Camden County tax officials estimate that Verizon has taken $44 million in ratables off the books in Gloucester City and other Camden County towns over the last four years, which represents an estimated $1 million in lost BPPT tax revenue for Brooklawn, Collingswood, Lindenwold, Somerdale, and others. They expect another batch of Camden County towns to lose the BPPT this year.
Kevin Werbach, an expert in telecom law at the Wharton School at the University of Pennsylvania, says tax policy in New Jersey seems to be trailing the nation's rapidly evolving infrastructure of Internet phone, high-speed broadband, and mobile services. "The tax system may need to be rethought," he said.
Pennsylvania has no state tax on telephone poles and lines. But the state does collect the Pennsylvania Utility Realty Tax, or PURTA, on utility-owned real estate.
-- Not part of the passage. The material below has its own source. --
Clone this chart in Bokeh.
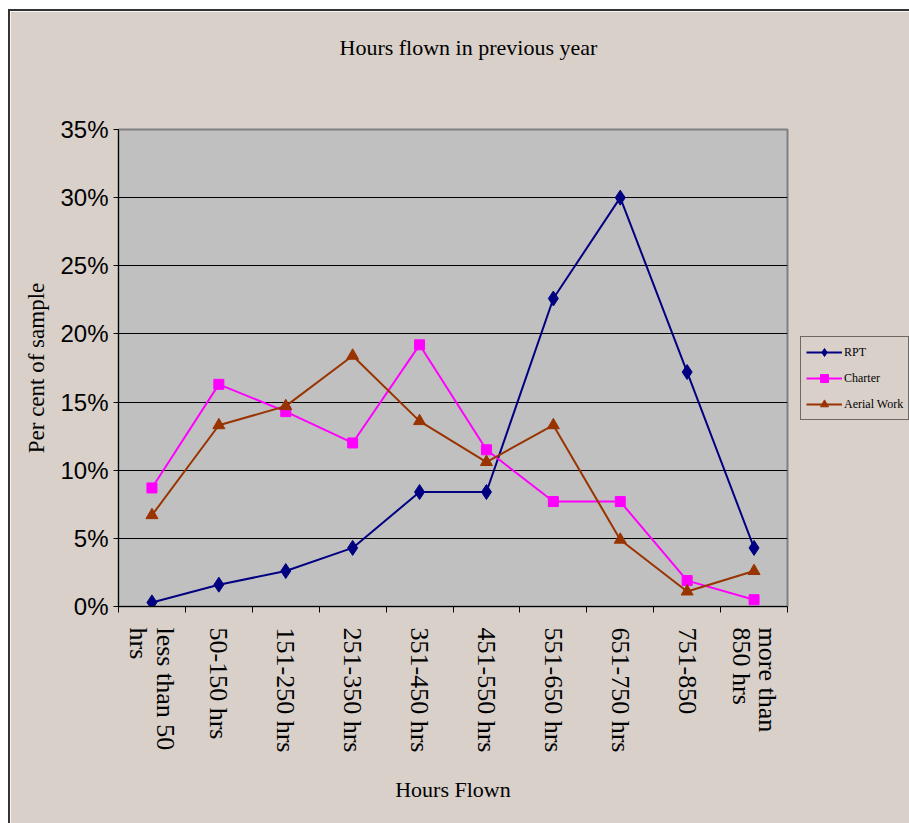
from bokeh.plotting import figure
from bokeh.models import (Range1d, FixedTicker, PrintfTickFormatter, Legend,
                          LegendItem, Title)
from bokeh.embed import file_html
from bokeh.resources import INLINE
import math

# Hours-flown bands and the share of each sector's sample in each band (%)
categories = ["less than 50\nhrs", "50-150 hrs", "151-250 hrs", "251-350 hrs",
              "351-450 hrs", "451-550 hrs", "551-650 hrs", "651-750 hrs",
              "751-850", "more than\n850 hrs"]
rpt = [0.3, 1.6, 2.6, 4.3, 8.4, 8.4, 22.6, 30.0, 17.2, 4.3]
charter = [8.7, 16.3, 14.3, 12.0, 19.2, 11.5, 7.7, 7.7, 1.9, 0.5]
aerial_work = [6.7, 13.3, 14.7, 18.4, 13.6, 10.6, 13.3, 4.9, 1.1, 2.6]
y_ticks = [0, 5, 10, 15, 20, 25, 30, 35]

BG = "#D9D0CA"
SERIF = "Liberation Serif"
SANS = "Liberation Sans"

x = [i + 0.5 for i in range(len(categories))]

p = figure(frame_width=669, frame_height=477, output_backend="svg",
           toolbar_location=None, title=None,
           x_range=Range1d(0, len(categories)), y_range=Range1d(0, 35),
           min_border_left=108, min_border_right=122,
           min_border_top=118, min_border_bottom=217)
p.margin = (9, 0, 0, 8)
p.styles = {"border-left": "2px solid #333333", "border-top": "2px solid #333333"}

p.background_fill_color = "#C0C0C0"
p.border_fill_color = BG
p.outline_line_color = "#808080"
p.outline_line_width = 2

# blank band between the plot area and the chart title
p.add_layout(Title(text=" ", text_font=SERIF, text_font_size="22px",
                   standoff=43), "above")
# chart title
p.add_layout(Title(text="Hours flown in previous year", text_font=SERIF,
                   text_font_size="22px", text_font_style="normal",
                   text_color="black", align="left", offset=221, standoff=0),
             "above")

# grid
p.xgrid.grid_line_color = None
p.ygrid.grid_line_color = "black"
p.ygrid.grid_line_width = 1

# y axis
p.yaxis.ticker = FixedTicker(ticks=y_ticks)
p.yaxis.formatter = PrintfTickFormatter(format="%d%%")
p.yaxis.major_label_text_font = SANS
p.yaxis.major_label_text_font_size = "24px"
p.yaxis.major_label_text_color = "black"
p.yaxis.major_tick_in = 0
p.yaxis.major_tick_out = 5
p.yaxis.minor_tick_line_color = None
p.yaxis.major_label_standoff = 5
p.yaxis.axis_line_color = "black"
p.yaxis.axis_line_width = 1
p.yaxis.axis_label = "Per cent of sample"
p.yaxis.axis_label_text_font = SERIF
p.yaxis.axis_label_text_font_style = "normal"
p.yaxis.axis_label_text_font_size = "23px"
p.yaxis.axis_label_text_color = "black"
p.yaxis.axis_label_standoff = 8

# x axis: labels centred on bands, ticks on band boundaries
p.xaxis.ticker = FixedTicker(ticks=x, minor_ticks=list(range(len(categories) + 1)))
p.xaxis.major_label_overrides = {xv: c for xv, c in zip(x, categories)}
p.xaxis.major_label_orientation = -math.pi / 2
p.xaxis.major_label_text_font = SERIF
p.xaxis.major_label_text_font_size = "26px"
p.xaxis.major_label_text_line_height = 0.9
p.xaxis.major_label_text_color = "black"
p.xaxis.major_tick_in = 0
p.xaxis.major_tick_out = 0
p.xaxis.major_tick_line_color = None
p.xaxis.minor_tick_in = 0
p.xaxis.minor_tick_out = 6
p.xaxis.minor_tick_line_color = "black"
p.xaxis.major_label_standoff = 15
p.xaxis.axis_line_color = "black"
p.xaxis.axis_label = "Hours Flown"
p.xaxis.axis_label_text_font = SERIF
p.xaxis.axis_label_text_font_style = "normal"
p.xaxis.axis_label_text_font_size = "22px"
p.xaxis.axis_label_text_color = "black"
p.xaxis.axis_label_standoff = 22

series = [
    ("RPT", rpt, "#000080", "diamond", 15),
    ("Charter", charter, "#FF00FF", "square", 10),
    ("Aerial Work", aerial_work, "#993300", "triangle", 12),
]
items = []
for name, vals, color, marker, size in series:
    ln = p.line(x, vals, line_color=color, line_width=2)
    sc = p.scatter(x, vals, marker=marker, size=size, fill_color=color,
                   line_color=color)
    items.append(LegendItem(label=name, renderers=[ln, sc]))

legend = Legend(items=items, location=(13, 186), margin=0, padding=5,
                spacing=6, glyph_width=36, glyph_height=20, label_standoff=2,
                label_text_font=SERIF, label_text_font_size="12px",
                label_text_color="black",
                background_fill_color=BG, background_fill_alpha=1,
                border_line_color="black", border_line_width=1)
p.add_layout(legend, "right")

open("out.html", "w").write(file_html(p, INLINE))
Verizon and other utility firms pay the tax to the Department of Revenue, which then distributes the money to towns. The state's PURTA collections have remained relatively stable in recent years, though the state would not disclose Verizon's contributions.
In New Jersey, the Hopewell tax case isn't the first time that Verizon has upset town officials. For years, the company has chosen to put its more advanced FIOS services in higher-income towns and neighborhoods, leading to charges that it is cherry-picking affluent customers and leaving poorer towns out in the cold.
Verizon began its tax pullback in 2008, when it informed five New Jersey towns - Dover, Hopewell Borough, Victory Gardens, Wrightstown, and Wharton - that it would no longer pay the BPPT because its local phone market share had slipped below 51 percent.
Hopewell appealed the decision to tax court. Though the case is not fully resolved, Verizon has added each year to the roster of no-BPPT towns.
"The tax court agreed with Verizon's interpretation of the statute," firm spokesman Bonomo said in an email. "Once a provider subject to the tax no longer provides greater than 51 percent of the local exchange service in a municipality, the BPPT obligations cease."
Bonomo wouldn't say how 51 percent was calculated - if it included phone service through high-speed fiber-optic lines - because of the tax appeal. At the local level, Verizon still pays the BPPT in towns where it has not abandoned it and franchise fees for FiOS TV. And it still is subject to state and federal taxes.
The New Jersey League of Municipalities now cites 143 towns that have lost BPPT and expects that Verizon eliminated more towns for the current fiscal year, taking the total to over 150 municipalities. Verizon says the number of New Jersey towns that lost the BPPT tax was below 200. The state incorporates 565 towns, boroughs, and villages. Verizon has long been the largest phone provider in the state and the largest BPPT payer.
Brian C. Wahler, the mayor of Piscataway in Middlesex County and league president, said "the biggest bone of contention" for local officials is that Verizon decides if it should pay the tax without outside scrutiny.
Verizon has the money to hire lawyers and lobbyists "to drag this out for years, and the towns don't have the resources to do the same," Wahler said. "It's almost like the towns are being taken to the cleaners by guys in $3,000 Armani suits."
The BPPT tax "is one of the very few revenue streams outside of property taxes for New Jersey towns," he added.
All eyes now are on the Hopewell case, which has not been scheduled for a hearing in state tax court. "We don't know why it hasn't been scheduled," borough administrator Michele Hovan said. "We are all frustrated."
As for the final outcome, Hovan said, "we gave it our best shot."